Franco has loved the world created by L. Frank Baum since he first saw the 1939 movie on TV as a kid. It inspired him to read all of Baum’s books, which led him to other fantasy fare such as “Alice in Wonderland” and the works of J. R. R. Tolkien. But the notion of revisiting the Land of Oz with an A-list director wasn’t enough to lure Franco to the leading role.

“I already had a lot of faith in the movie because Sam was attached, but as an Oz fan, I wanted to be sure that the approach was sound,” the actor said. “They very smartly did not just do a boy version of Dorothy and have the same trip through Oz.”

For one, Franco notes the wizard is a con man and his trip through Oz is very different than Dorothy’s was. “He’ll be getting into awkward situations, basically kind of bouncing off of Oz in ways that Dorothy didn’t,” the actor said.

While the new “Oz” has plenty of familiar elements – the yellow brick road, Emerald City, witches, munchkins – “the ways they’re interacting with the protagonist (are) completely different,” Franco said.

As the film opens in sepia-toned 1905 Kansas, Franco’s Oscar Diggs is a carnival magician who dreams of fame and fortune at any cost. When a twister whisks him to a fantastical land bearing his stage name – Oz – whose inhabitants believe him to be a wizard sent to save them, he can’t believe his luck. Power and riches are practically his for the taking.

But first, he faces three witches, none of whom are exactly as they seem. Oz befriends a few locals, including a flying monkey (Zach Braff) and a china doll (Joey King), and eventually makes the plight of the people of Oz his own.

Like Franco, Raimi grew up loving the original “Oz” film.

“I remember it being the scariest movie I’d ever seen in my life and also the most touching movie, the saddest, sweetest thing I’d ever seen,” he said. “It was that spirit of sweetness, of characters becoming complete by the end of the story – that was the most powerful thing I took away from the 1939 classic and the thing we tried collectively to put in our picture.”

Some critics have questioned the casting of Franco as the wizard. The AP’s Christy Lemire wrote that he’s “too boyish for the role … neither charismatic nor self-loathing enough.”

Yet Raimi believes Franco was the perfect actor to portray the wizard: “He was born to play the part.”

Franco and Raimi are personal friends, and the director said he’s seen the actor’s growth as a performer and an individual since they first worked together on 2002’s “Spider-Man.”

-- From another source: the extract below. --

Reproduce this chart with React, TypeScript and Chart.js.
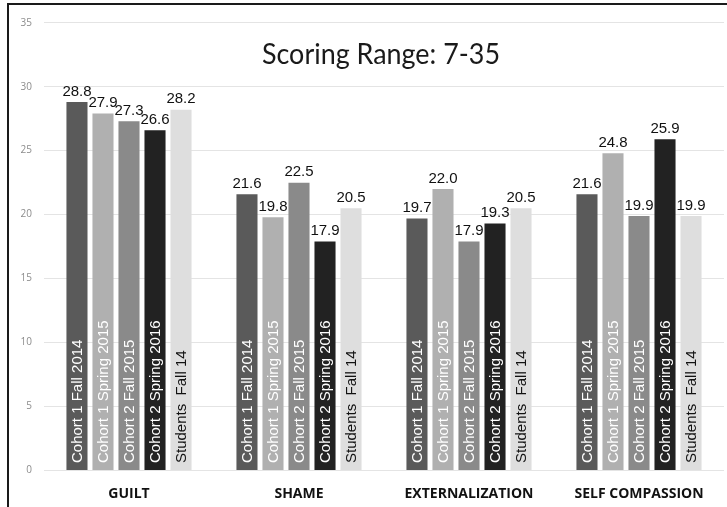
import React, { useEffect, useRef } from "react";
import { Chart, registerables } from "chart.js";

Chart.register(...registerables);

const categories = ["GUILT", "SHAME", "EXTERNALIZATION", "SELF COMPASSION"];
const seriesNames = [
  "Cohort 1 Fall 2014",
  "Cohort 1 Spring 2015",
  "Cohort 2 Fall 2015",
  "Cohort 2 Spring 2016",
  "Students  Fall 14",
];
const cohort1Fall2014 = [28.8, 21.6, 19.7, 21.6];
const cohort1Spring2015 = [27.9, 19.8, 22.0, 24.8];
const cohort2Fall2015 = [27.3, 22.5, 17.9, 19.9];
const cohort2Spring2016 = [26.6, 17.9, 19.3, 25.9];
const studentsFall14 = [28.2, 20.5, 20.5, 19.9];
const seriesValues = [
  cohort1Fall2014,
  cohort1Spring2015,
  cohort2Fall2015,
  cohort2Spring2016,
  studentsFall14,
];
const barColors = ["#5a5a5a", "#b0b0b0", "#8a8a8a", "#222222", "#dedede"];
const nameColors = ["#ffffff", "#ffffff", "#ffffff", "#ffffff", "#111111"];
const titleText = "Scoring Range: 7-35";

// Writes each series name vertically inside its bar, plus the value above it.
const barTextPlugin = {
  id: "barText",
  afterDatasetsDraw(chart: any) {
    const ctx = chart.ctx;
    chart.data.datasets.forEach((ds: any, di: number) => {
      const meta = chart.getDatasetMeta(di);
      meta.data.forEach((bar: any, i: number) => {
        const v = ds.data[i];
        // value on top
        ctx.save();
        ctx.font = "15px 'Liberation Sans', Arial, sans-serif";
        ctx.fillStyle = "#111";
        ctx.textAlign = "center";
        ctx.textBaseline = "bottom";
        ctx.fillText(v.toFixed(1), bar.x, bar.y - 3);
        ctx.restore();
        // series name inside the bar
        ctx.save();
        ctx.translate(bar.x, bar.base - 7);
        ctx.rotate(-Math.PI / 2);
        ctx.font = "15px 'Liberation Sans', Arial, sans-serif";
        ctx.fillStyle = nameColors[di];
        ctx.textAlign = "left";
        ctx.textBaseline = "middle";
        ctx.fillText(seriesNames[di], 0, 1);
        ctx.restore();
      });
    });
  },
};

// Title text placed inside the plot area.
const innerTitlePlugin = {
  id: "innerTitle",
  afterDraw(chart: any) {
    const ctx = chart.ctx;
    const { left, right } = chart.chartArea;
    const y = chart.scales.y.getPixelForValue(31.8);
    ctx.save();
    ctx.font = "28px Lato, 'Open Sans', sans-serif";
    ctx.fillStyle = "#1a1a1a";
    ctx.textAlign = "center";
    ctx.textBaseline = "alphabetic";
    ctx.fillText(titleText, (left + right) / 2 - 3, y, 238);
    ctx.restore();
  },
};

export default function App() {
  const canvasRef = useRef<HTMLCanvasElement | null>(null);

  useEffect(() => {
    if (!canvasRef.current) return;
    const chart = new Chart(canvasRef.current, {
      type: "bar",
      data: {
        labels: categories,
        datasets: seriesValues.map((vals, i) => ({
          label: seriesNames[i],
          data: vals,
          backgroundColor: barColors[i],
          borderWidth: 0,
          categoryPercentage: 0.765,
          barPercentage: 0.81,
        })),
      },
      options: {
        animation: false,
        responsive: false,
        maintainAspectRatio: false,
        layout: { padding: { top: 22.7, right: 3, left: 0, bottom: 0 } },
        plugins: {
          legend: { display: false },
          title: { display: false },
          tooltip: { enabled: false },
        },
        scales: {
          x: {
            grid: { display: false, drawTicks: false },
            border: { display: false },
            ticks: {
              color: "#111",
              padding: 15,
              font: { family: "'Open Sans', sans-serif", size: 14, weight: "bold" },
            },
            afterFit(scale: any) {
              scale.height = 36.5;
            },
          },
          y: {
            min: 0,
            max: 35,
            ticks: {
              stepSize: 5,
              color: "#8c8c8c",
              padding: 12,
              font: { family: "'Open Sans', sans-serif", size: 10 },
            },
            grid: { color: "#e4e4e4", lineWidth: 1, drawTicks: false },
            border: { display: false },
            afterFit(scale: any) {
              scale.width = 44;
            },
          },
        },
      },
      plugins: [barTextPlugin, innerTitlePlugin],
    });
    return () => chart.destroy();
  }, []);

  return (
    <div
      style={{
        position: "fixed",
        left: 0,
        top: 0,
        width: 727,
        height: 507,
        background: "#fff",
        overflow: "hidden",
      }}
    >
      <canvas ref={canvasRef} width={727} height={507} style={{ display: "block" }} />
      <div
        style={{
          position: "absolute",
          left: 7,
          top: 3,
          width: 740,
          height: 520,
          borderLeft: "2px solid #1a1a1a",
          borderTop: "2px solid #1a1a1a",
          pointerEvents: "none",
        }}
      />
    </div>
  );
}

“I knew James was a moody dreamer, and that’s who Oz is,” Raimi said. “He dreams of being this great man, even if he doesn’t know what greatness is.”

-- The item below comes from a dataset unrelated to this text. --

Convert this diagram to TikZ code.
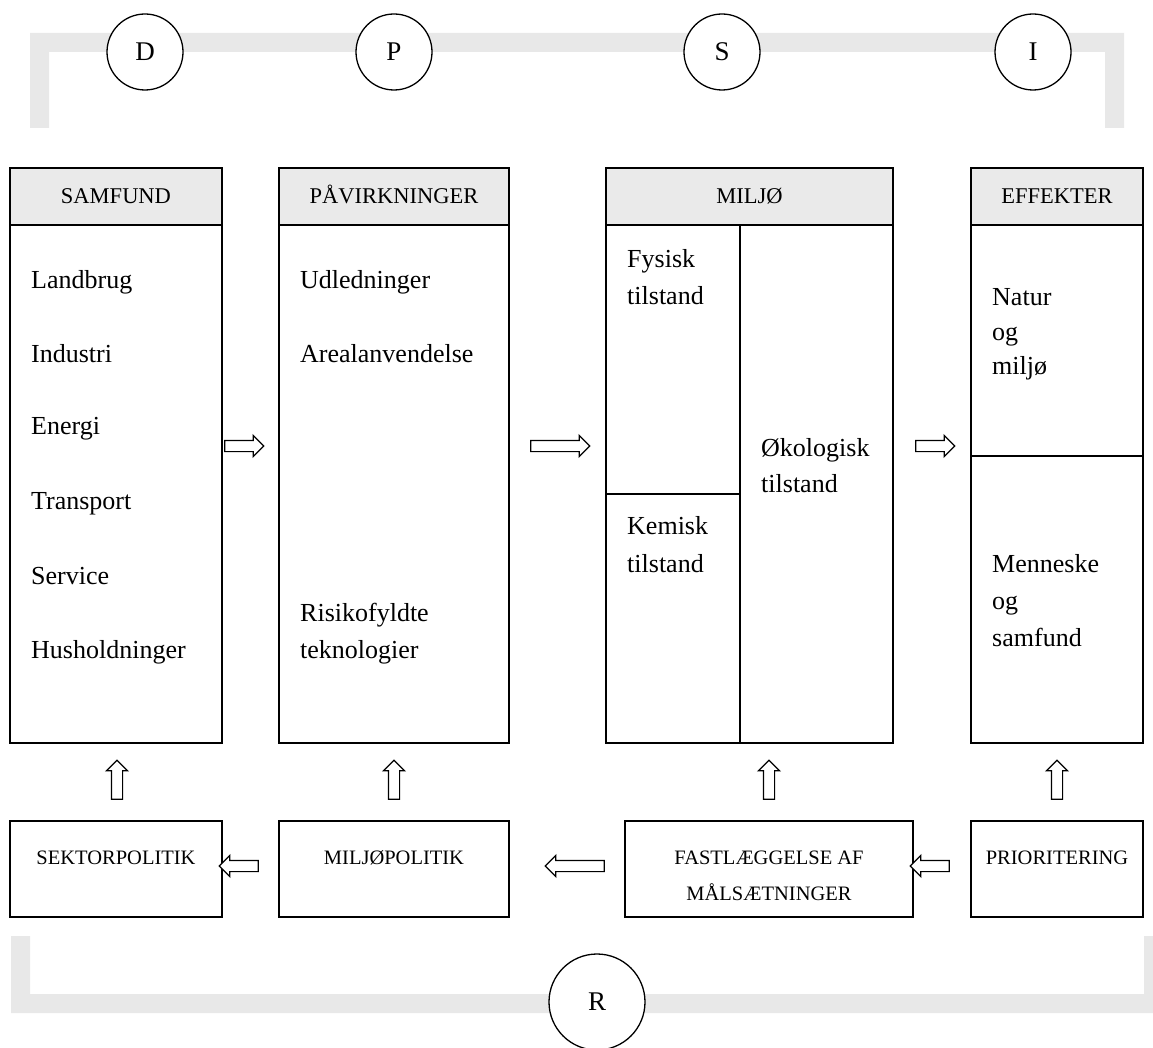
\documentclass[tikz,border=0pt]{standalone}
\usepackage{fontspec}
\setmainfont{Liberation Serif}
\usetikzlibrary{shapes.arrows}
\definecolor{band}{HTML}{E8E8E8}
\definecolor{hdr}{HTML}{EAEAEA}
\begin{document}
\begin{tikzpicture}[x=1pt,y=-1pt,
  box/.style={draw, line width=1.6pt, inner sep=0pt, minimum height=575pt},
  hdrbox/.style={draw, line width=1.6pt, fill=hdr, inner sep=0pt, minimum height=57pt, text height=15pt, text depth=0pt, font=\fontsize{22.5}{26}\selectfont},
  polbox/.style={draw, line width=1.6pt, inner sep=0pt, minimum height=96pt},
  poltxt/.style={inner sep=0pt, text height=14pt, text depth=0pt, font=\fontsize{20.5}{24}\selectfont},
  body/.style={anchor=base west, inner sep=0pt, font=\fontsize{26}{30}\selectfont},
  circ/.style={circle, draw, line width=1.3pt, fill=white, inner sep=0pt, font=\fontsize{27}{30}\selectfont},
  blockarrow/.style={single arrow, draw, line width=1.2pt, fill=white, inner sep=5pt, single arrow head extend=5pt, single arrow tip angle=90},
  divider/.style={line width=1.6pt}
]
\fill[white] (0,0) rectangle (1153,1048);
\useasboundingbox (0,0) rectangle (1153,1048);

% grey bands
\fill[band] (30,128) -- (30,33) -- (1124,33) -- (1124,128) -- (1105,128) -- (1105,52) -- (49,52) -- (49,128) -- cycle;
\fill[band] (11,936) -- (11,1013) -- (1163,1013) -- (1163,936) -- (1144,936) -- (1144,994) -- (30,994) -- (30,936) -- cycle;

% circles
\node[circ, minimum size=76pt] (cD) at (145,52) {D};
\node[circ, minimum size=76pt] (cP) at (394,52) {P};
\node[circ, minimum size=76pt] (cS) at (722,52) {S};
\node[circ, minimum size=76pt] (cI) at (1033,52) {I};
\node[circ, minimum size=96pt] (cR) at (597,1002) {R};

% columns
\node[box, minimum width=212pt] (samfund) at (116,455.5) {};
\node[hdrbox, minimum width=212pt] (samfundH) at (116,196.5) {SAMFUND};
\node[box, minimum width=230pt] (pav) at (394,455.5) {};
\node[hdrbox, minimum width=230pt] (pavH) at (394,196.5) {PÅVIRKNINGER};
\node[box, minimum width=287pt] (miljo) at (749.5,455.5) {};
\node[hdrbox, minimum width=287pt] (miljoH) at (749.5,196.5) {MILJØ};
\node[box, minimum width=172pt] (eff) at (1057,455.5) {};
\node[hdrbox, minimum width=172pt] (effH) at (1057,196.5) {EFFEKTER};

\coordinate (mdivTop) at (740,225);
\coordinate (mdivBot) at (740,743);
\coordinate (mhL) at (606,494);
\coordinate (mhR) at (740,494);
\coordinate (ehL) at (971,456);
\coordinate (ehR) at (1143,456);
\draw[divider] (mdivTop) -- (mdivBot);
\draw[divider] (mhL) -- (mhR);
\draw[divider] (ehL) -- (ehR);

% column texts
\node[body] (t1) at (31,289) {Landbrug};
\node[body] (t2) at (31,362) {Industri};
\node[body] (t3) at (31,434) {Energi};
\node[body] (t4) at (31,509) {Transport};
\node[body] (t5) at (31,584) {Service};
\node[body] (t6) at (31,658) {Husholdninger};

\node[body] (p1) at (300,289) {Udledninger};
\node[body] (p2) at (300,362) {Arealanvendelse};
\node[body] (p3) at (300,621) {Risikofyldte};
\node[body] (p4) at (300,658) {teknologier};

\node[body] (m1) at (627,268) {Fysisk};
\node[body] (m2) at (627,305) {tilstand};
\node[body] (m3) at (627,534) {Kemisk};
\node[body] (m4) at (627,572) {tilstand};
\node[body] (m5) at (761,456) {Økologisk};
\node[body] (m6) at (761,492) {tilstand};

\node[body] (e1) at (992,306) {Natur};
\node[body] (e2) at (992,341) {og};
\node[body] (e3) at (992,374) {miljø};
\node[body] (e4) at (992,572) {Menneske};
\node[body] (e5) at (992,609) {og};
\node[body] (e6) at (992,646) {samfund};

% right arrows
\node[blockarrow, minimum height=39pt] (ra1) at (241.5,446) {};
\node[blockarrow, minimum height=59pt] (ra2) at (557.5,446) {};
\node[blockarrow, minimum height=39pt] (ra3) at (932.5,446) {};

% policy boxes
\node[polbox, minimum width=212pt] (sektor) at (116,869) {};
\node[polbox, minimum width=230pt] (miljopol) at (394,869) {};
\node[polbox, minimum width=288pt] (fastl) at (769,869) {};
\node[polbox, minimum width=172pt] (prior) at (1057,869) {};
\node[poltxt] (sektorT) at (116,857) {SEKTORPOLITIK};
\node[poltxt] (miljopolT) at (394,857) {MILJØPOLITIK};
\node[poltxt] (fastlT1) at (769,857) {FASTLÆGGELSE AF};
\node[poltxt] (fastlT2) at (769,893) {MÅLSÆTNINGER};
\node[poltxt] (priorT) at (1057,857) {PRIORITERING};

% up arrows
\node[blockarrow, shape border rotate=90, minimum height=39pt] (ua1) at (117,782.5) {};
\node[blockarrow, shape border rotate=90, minimum height=39pt] (ua2) at (394,782.5) {};
\node[blockarrow, shape border rotate=90, minimum height=39pt] (ua3) at (769,782.5) {};
\node[blockarrow, shape border rotate=90, minimum height=39pt] (ua4) at (1057,782.5) {};

% left arrows
\node[blockarrow, shape border rotate=180, minimum height=39pt] (la1) at (241.5,866) {};
\node[blockarrow, shape border rotate=180, minimum height=59pt] (la2) at (577.5,866) {};
\node[blockarrow, shape border rotate=180, minimum height=39pt] (la3) at (932.5,866) {};
\end{tikzpicture}
\end{document}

The director knew Franco could embody both the selfishness – which Raimi had seen in the actor when he was younger – and the heart of the wizard.

“Because James had, in his life, been all of these things, I knew that if he could grab a hold of them and recognize them and hold up a mirror to himself – however actors do that – he could channel everything he was through this character and really bring him to life like no one else,” Raimi said.

Franco said playing the role “was really like I was stepping into the imaginative world of my childhood.”

And coming into Oz through the wily wizard, whose origins were never fully explored in the Baum books, is an inspired way to revisit the world, he said.

“It’s a great way to return to Oz through a character that you sort of know but not really,” the actor said. “Because of that, it’s a great entry that feels familiar and new.”